Sunrays are allowed to fall on a lens of diameter 20 cm. They are then brought to focus on a calorimeter containing 20 g of ice. If the absorption by the lens is neglible, the time required to melt all the ice is
(solar constant =`1.9 cal min^(-1) cm^(-2) and L = 80 calg^(-1)`)

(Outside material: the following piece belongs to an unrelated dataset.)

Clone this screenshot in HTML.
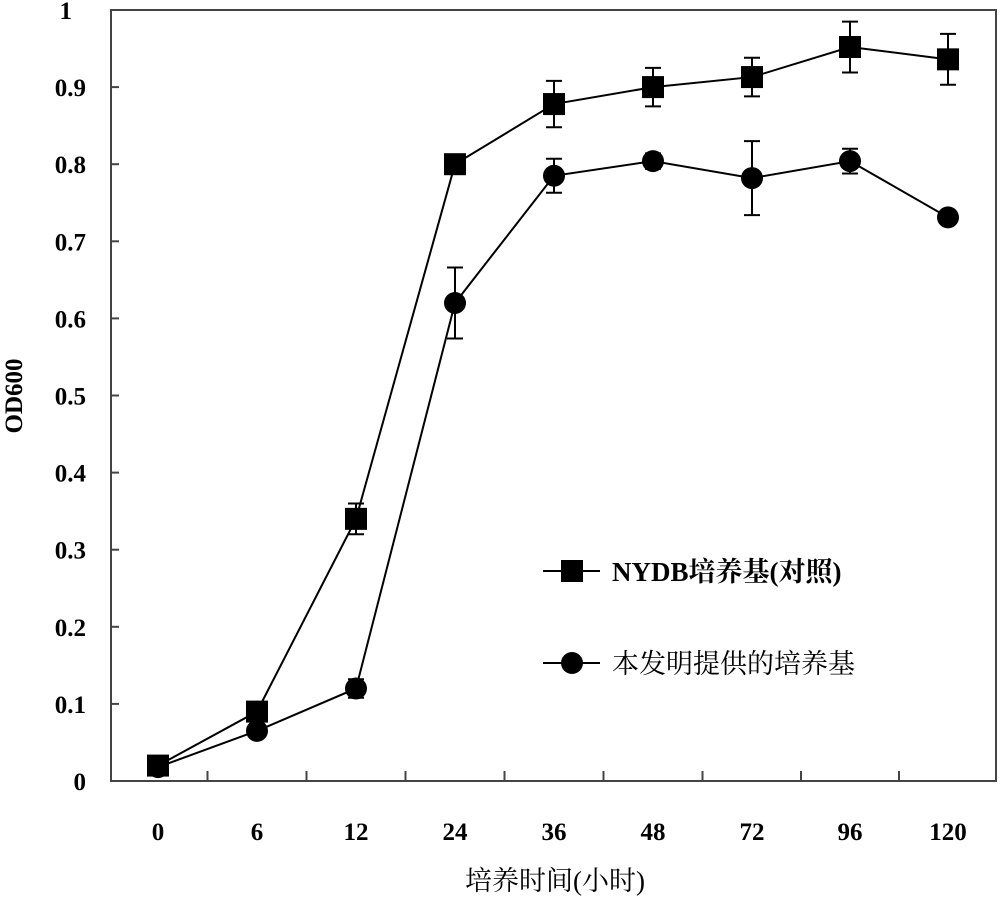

To solve the problem step by step, we will follow the given information and apply the relevant formulas. ### Step 1: Calculate the heat required to melt the ice The heat required (Q) to melt the ice can be calculated using the formula: \[ Q = m \times L \] where: - \( m \) = mass of ice = 20 g - \( L \) = latent heat of fusion of ice = 80 cal/g Substituting the values: \[ Q = 20 \, \text{g} \times 80 \, \text{cal/g} = 1600 \, \text{cal} \] ### Step 2: Calculate the area of the lens The area (A) of the lens can be calculated using the formula for the area of a circle: \[ A = \pi \left(\frac{D}{2}\right)^2 \] where: - \( D \) = diameter of the lens = 20 cm Substituting the value: \[ A = \pi \left(\frac{20}{2}\right)^2 = \pi \times 10^2 = 100\pi \, \text{cm}^2 \] ### Step 3: Calculate the power incident on the lens The power (P) incident on the lens can be calculated using the solar constant and the area: \[ P = \text{solar constant} \times A \] Given the solar constant = 1.9 cal/min/cm², we have: \[ P = 1.9 \, \text{cal/min/cm}^2 \times 100\pi \, \text{cm}^2 \] Using \( \pi \approx 3.14 \): \[ P \approx 1.9 \times 100 \times 3.14 \approx 597 \, \text{cal/min} \] ### Step 4: Calculate the time required to melt the ice The time (T) required to melt the ice can be calculated using the formula: \[ T = \frac{Q}{P} \] Substituting the values: \[ T = \frac{1600 \, \text{cal}}{597 \, \text{cal/min}} \approx 2.68 \, \text{min} \] ### Step 5: Final result Rounding off the result, the time required to melt all the ice is approximately: \[ T \approx 2.7 \, \text{min} \] ### Summary The time required to melt all the ice is approximately **2.7 minutes**. ---